The last 4 zeroes are address of 'm' byte from 'mystring', as I decided it will be compiled at address 0. First 8 bytes are the string data (ASCII encoded), B9
is mov ecx,imm32
instruction opcode.
You can't put string into ecx
, ecx
is 32 bits wide (4 bytes), while string can have many bytes. So with ecx
you may fetch at most 4 bytes from string, but that would require mov ecx,DWORD [str1]
, that would put value 0x7473796D
into ecx
(x86 is little endian, so the first byte 6D
is the least significant in DWORD (32b) value).
But mov ecx,str1
loads ecx
with str1
symbol, which is address of the first 'm'
byte (0x00000000
).
To compare two strings you load both addresses into some registers, then load the bytes from those addresses, and compare them, one by one, till you find some difference (or end of string) (there are faster algorithms, but they are more complex and require you to know the length of string ahead, while byte by byte compare can work with C-like zero terminated strings easily).
Talking about length of string, you should somehow define one. In C it's common to put zero after last character of string (that would be ahead of B9
in that example), in C++ std::string
is structure holding the length as value for direct fetch/compare. Or you can have it hardcoded in source, like your outputlen
.
When you program in assembler, you should be always aware of how many bits you are processing, and choose correct register size (or extend the value), and correct memory buffer size, to handle the desired value.
With strings that means, that you have to decide upon encoding of strings.

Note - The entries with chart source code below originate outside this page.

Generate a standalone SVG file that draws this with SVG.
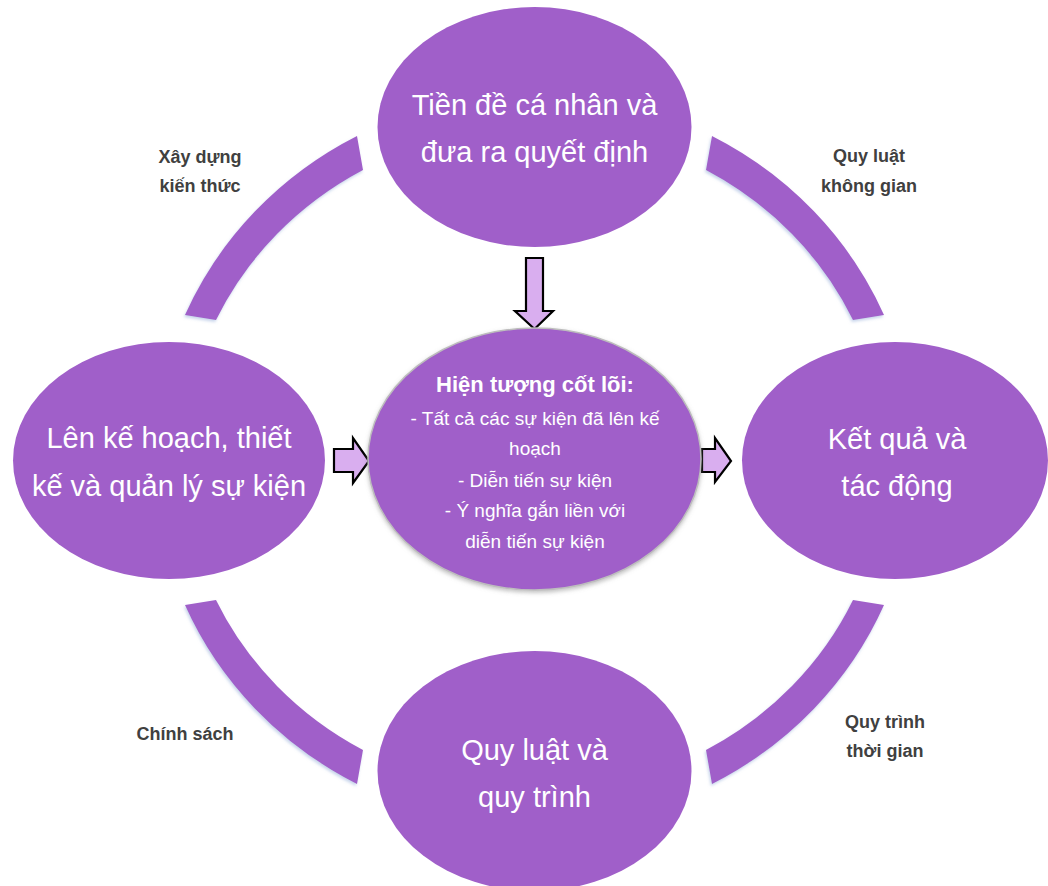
<svg xmlns="http://www.w3.org/2000/svg" width="1048" height="886" viewBox="0 0 1048 886">
  <style>
    .node { fill: #A05FC9; }
    .ring { fill: #A05FC9; filter: url(#sh); }
    .big { font-family: "Liberation Sans", Arial, sans-serif; font-size: 29px; fill: #ffffff; text-anchor: middle; }
    .mid { font-family: "Liberation Sans", Arial, sans-serif; font-size: 19px; fill: #ffffff; text-anchor: middle; }
    .title { font-family: "Liberation Sans", Arial, sans-serif; font-size: 22px; font-weight: bold; fill: #ffffff; text-anchor: middle; }
    .lbl { font-family: "Liberation Sans", Arial, sans-serif; font-size: 18px; font-weight: bold; fill: #404040; text-anchor: middle; }
    .arrow { fill: #D9AEEF; stroke: #000000; stroke-width: 2.2; stroke-linejoin: miter; }
  </style>
  <defs>
    <filter id="sh" x="-10%" y="-10%" width="120%" height="120%">
      <feDropShadow dx="-1" dy="2" stdDeviation="1.5" flood-color="#8FA9D6" flood-opacity="0.5"/>
    </filter>
    <filter id="csh" x="-10%" y="-10%" width="120%" height="120%">
      <feDropShadow dx="0" dy="2" stdDeviation="2" flood-color="#808080" flood-opacity="0.5"/>
    </filter>
  </defs>
  <rect width="1048" height="886" fill="#ffffff"/>

  <g id="connectors">
    <path class="ring" d="M185,315 A381,366 0 0 1 357,136 L363,170 A351,332 0 0 0 216,320 Z"/>
    <path class="ring" d="M884,315 A381,366 0 0 0 712,136 L706,170 A351,332 0 0 1 853,320 Z"/>
    <path class="ring" d="M185,605 A381,366 0 0 0 357,784 L363,750 A351,332 0 0 1 216,600 Z"/>
    <path class="ring" d="M884,605 A381,366 0 0 1 712,784 L706,750 A351,332 0 0 0 853,600 Z"/>
    <polygon class="arrow" points="526,258 543,258 543,311 553,311 534.5,329 515,311 526,311"/>
    <polygon class="arrow" points="334,449 353,449 353,438 369,461 353,483 353,472 334,472"/>
    <polygon class="arrow" points="702,449 715,449 715,438 731,461 715,482 715,472 702,472"/>
  </g>

  <g id="label-xay-dung">
    <text class="lbl" x="200" y="163">Xây dựng</text>
    <text class="lbl" x="200" y="192">kiến thức</text>
  </g>
  <g id="label-quy-luat-khong-gian">
    <text class="lbl" x="869" y="162">Quy luật</text>
    <text class="lbl" x="869" y="192">không gian</text>
  </g>
  <g id="label-chinh-sach">
    <text class="lbl" x="185" y="740">Chính sách</text>
  </g>
  <g id="label-quy-trinh-thoi-gian">
    <text class="lbl" x="885" y="728">Quy trình</text>
    <text class="lbl" x="885" y="757">thời gian</text>
  </g>

  <g id="node-top">
    <ellipse class="node" cx="534.5" cy="127" rx="157" ry="120"/>
    <text class="big" x="534.5" y="115">Tiền đề cá nhân và</text>
    <text class="big" x="534.5" y="162">đưa ra quyết định</text>
  </g>
  <g id="node-left">
    <ellipse class="node" cx="169" cy="460.5" rx="156" ry="118.5"/>
    <text class="big" x="169" y="448">Lên kế hoạch, thiết</text>
    <text class="big" x="169" y="496">kế và quản lý sự kiện</text>
  </g>
  <g id="node-right">
    <ellipse class="node" cx="895" cy="460.5" rx="153" ry="118.5"/>
    <text class="big" x="897" y="449">Kết quả và</text>
    <text class="big" x="897" y="496">tác động</text>
  </g>
  <g id="node-bottom">
    <ellipse class="node" cx="534.5" cy="771" rx="157" ry="120"/>
    <text class="big" x="534.5" y="760">Quy luật và</text>
    <text class="big" x="534.5" y="807">quy trình</text>
  </g>
  <g id="node-center">
    <ellipse class="node" cx="534.5" cy="459" rx="166.5" ry="131" stroke="#BDBDBD" stroke-width="1.5" filter="url(#csh)"/>
    <text class="title" x="535" y="392">Hiện tượng cốt lõi:</text>
    <text class="mid" x="535" y="425">- Tất cả các sự kiện đã lên kế</text>
    <text class="mid" x="535" y="455">hoạch</text>
    <text class="mid" x="535" y="487">- Diễn tiến sự kiện</text>
    <text class="mid" x="535" y="517">- Ý nghĩa gắn liền với</text>
    <text class="mid" x="535" y="548">diễn tiến sự kiện</text>
  </g>
</svg>
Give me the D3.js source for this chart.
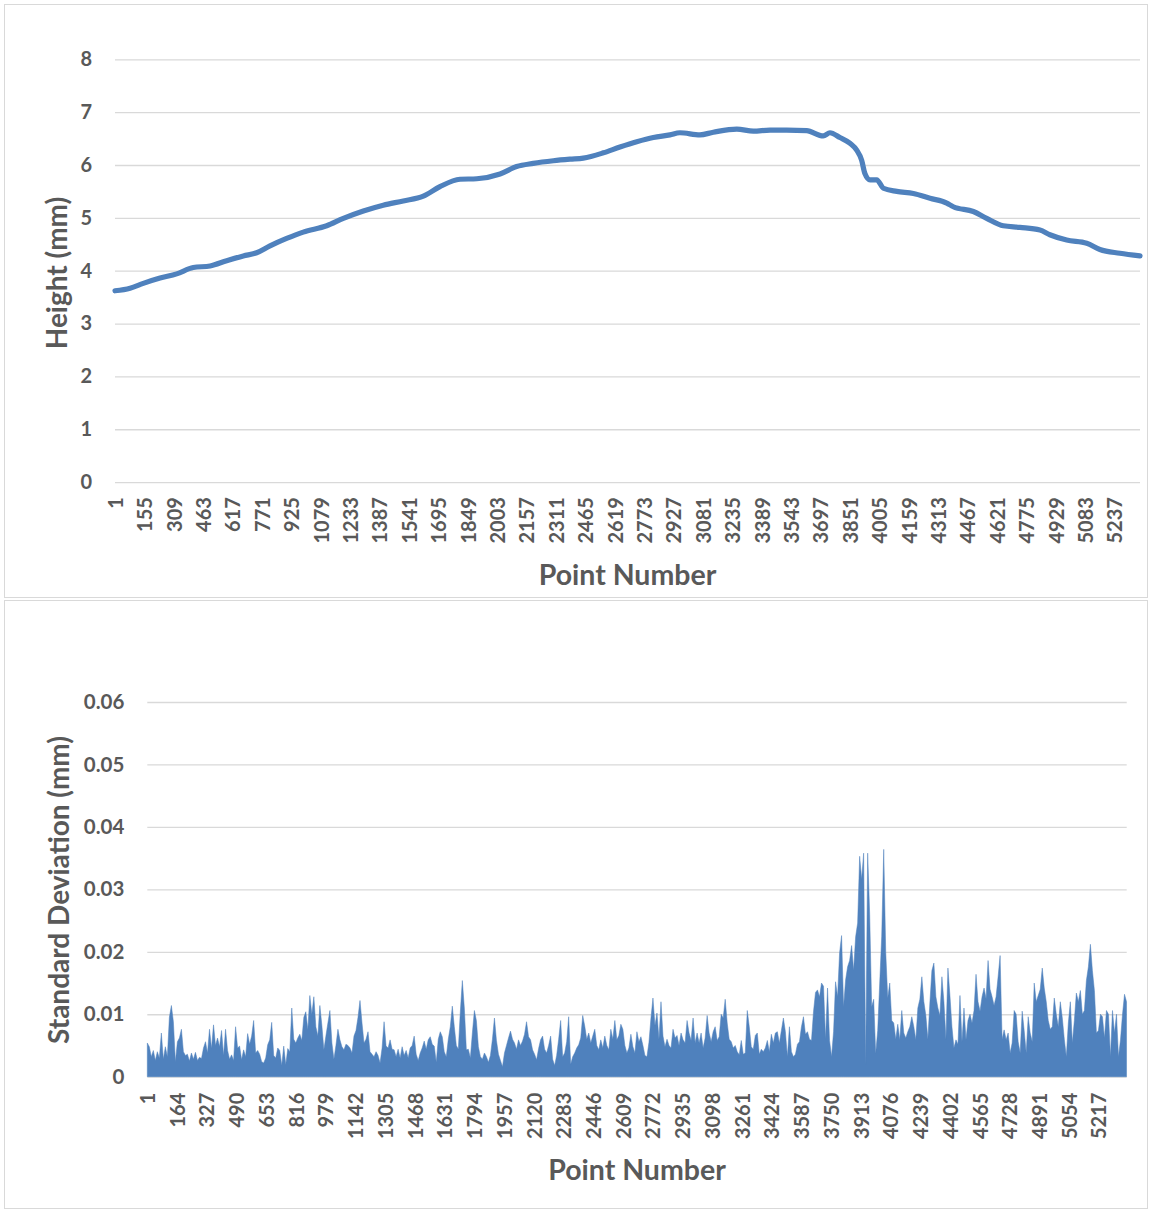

ASCII is 8 bit per char (1 byte), UTF-8 has variable number of bytes per glyph, early version of UTF-16 (UCS-2) had 2 bytes per glyph (as Java, but current Utf-16 is variable length), Utf-32 is fixed 4 bytes per glyph. So with ASCII encoded string to fetch it's first character means to do mov al,BYTE [str1]
(or mov ecx,str1
mov al,[ecx]
-> al = 6Dh = 'm'
) With Utf-32 to fetch second character you would have to do mov eax,DWORD [utf32str + 4]
. With Utf-8 the single character can have from 1 to 6 bytes at most IIRC, so you have to handle that in quite a complex way, to recognize valid utf-8 code and read correct number of bytes. But if you just want to know if two utf-8 strings are bit-equal, you can compare them byte by byte, without handling glyphs themselves.
Of course you should be aware of sizes of registers and on x86 the way how you can address sub-part of some registers, ie. like ax
part (lower 16b) out from whole eax
(32b), or how ah
:al
(high 8b : low 8b) form together ax
.
I hope you will understand after this, that you did compare two pointers (str1
vs str2
), which will always be unequal, as they point to different byte in memory. Instead of comparing the content in memory (strings).